Grab a bunch of cells of that make, weigh them, find a typical number for AH per gram. For A123 I get 0.035 AH/Gram for their 20AH pouch cells, 0.033 for their cylinder cell. IMO, A123 is top of the line, so generic LiFePo might be a bit lower. So say 30mAh/g typical.

Compare that to a computed 'theoretical max' from these sources:

mAh charge capacity of LiFePo on Wikipedia of 170mAh/g

Check that Wiki number:

Weight of 1 Mole of LiFePO4: 158g

Coulombs in 1 Mole (one charge per Li):9.65E4

Coulombs in 1 mAh: 3.6

mAh per mole of charge: 9.65E4/3.6 = 2.68E4

mAh per gram of LiFePO4: 2.68E4/158 = 170 mAh/g.

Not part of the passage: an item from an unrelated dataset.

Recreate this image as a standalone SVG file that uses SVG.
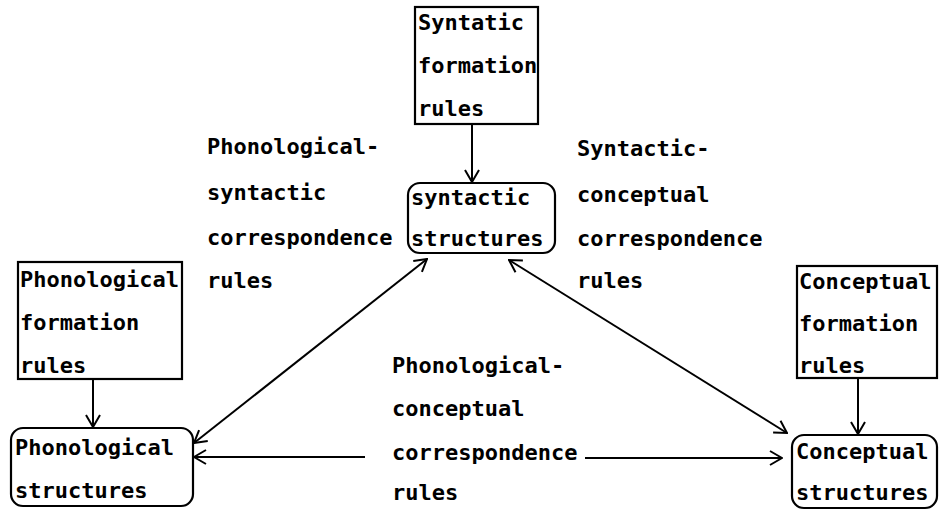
<svg xmlns="http://www.w3.org/2000/svg" width="939" height="512" viewBox="0 0 939 512">
<style>
text{font-family:"DejaVu Sans Mono","Liberation Mono",monospace;font-weight:bold;font-size:22px;fill:#000}
.box{fill:#fff;stroke:#000;stroke-width:2.2}
.ln{fill:none;stroke:#000;stroke-width:2}
</style>
<defs>
<marker id="ah" viewBox="0 0 14 16" refX="13" refY="8" markerWidth="14" markerHeight="16" markerUnits="userSpaceOnUse" orient="auto-start-reverse">
<path d="M1,1 L13,8 L1,15" fill="none" stroke="#000" stroke-width="2"/>
</marker>
</defs>
<rect width="939" height="512" fill="#fff"/>
<g id="connectors">
<line class="ln" x1="472" y1="124" x2="472" y2="182" marker-end="url(#ah)"/>
<line class="ln" x1="93" y1="379" x2="93" y2="427" marker-end="url(#ah)"/>
<line class="ln" x1="858" y1="378" x2="858" y2="434" marker-end="url(#ah)"/>
<line class="ln" x1="194" y1="443" x2="427" y2="259" marker-start="url(#ah)" marker-end="url(#ah)"/>
<line class="ln" x1="509" y1="260" x2="787" y2="433" marker-start="url(#ah)" marker-end="url(#ah)"/>
<line class="ln" x1="365" y1="457" x2="194" y2="457" marker-end="url(#ah)"/>
<line class="ln" x1="585" y1="458" x2="782" y2="458" marker-end="url(#ah)"/>
</g>
<g id="syntactic-formation">
<rect class="box" x="415" y="7" width="123" height="117"/>
<text x="418" y="30">Syntatic</text>
<text x="418" y="73">formation</text>
<text x="418" y="116">rules</text>
</g>
<g id="syntactic-structures">
<rect class="box" x="408" y="183" width="147" height="70" rx="12"/>
<text x="411" y="205">syntactic</text>
<text x="411" y="246">structures</text>
</g>
<g id="phonological-formation">
<rect class="box" x="18" y="262" width="164" height="117"/>
<text x="20" y="287">Phonological</text>
<text x="20" y="330">formation</text>
<text x="20" y="373">rules</text>
</g>
<g id="phonological-structures">
<rect class="box" x="11" y="428" width="182" height="78" rx="12"/>
<text x="15" y="455">Phonological</text>
<text x="15" y="498">structures</text>
</g>
<g id="conceptual-formation">
<rect class="box" x="797" y="266" width="140" height="112"/>
<text x="799" y="289">Conceptual</text>
<text x="799" y="331">formation</text>
<text x="799" y="373">rules</text>
</g>
<g id="conceptual-structures">
<rect class="box" x="792" y="435" width="145" height="73" rx="12"/>
<text x="796" y="459">Conceptual</text>
<text x="796" y="500">structures</text>
</g>
<g id="label-phon-syn">
<text x="207" y="154">Phonological-</text>
<text x="207" y="200">syntactic</text>
<text x="207" y="245">correspondence</text>
<text x="207" y="288">rules</text>
</g>
<g id="label-syn-conc">
<text x="577" y="156">Syntactic-</text>
<text x="577" y="202">conceptual</text>
<text x="577" y="246">correspondence</text>
<text x="577" y="288">rules</text>
</g>
<g id="label-phon-conc">
<text x="392" y="373">Phonological-</text>
<text x="392" y="416">conceptual</text>
<text x="392" y="460">correspondence</text>
<text x="392" y="500">rules</text>
</g>
</svg>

Ha! Spot on.

mAh charge capacity of graphite sheet 372 mAh/g

Convert the two numbers to grams per Ah:

LiFePO4: 5.9 g/Ah

Graphite: 2.7 g/Ah

add, invert, to get 116 mAh/g of graphite and LiFePO

That is too high, of course. How are you going to get the current out? With copper and aluminium sheets. They weigh maybe as much as the anode and cathode, so divide by two to get 58mAh/g. That's closer to the real world.

A little more reading: I -know- you can not get all the Li out of LiFePO. Mr Borong Wu et all say you can only get about 0.6. So that means 102mAh/g for LiFePO, not 170. With that correction, I get 80 mAh/g for the materials alone. Add in the weight of the anode and cathode as before, I get 40 mAh/g. Pretty darn close!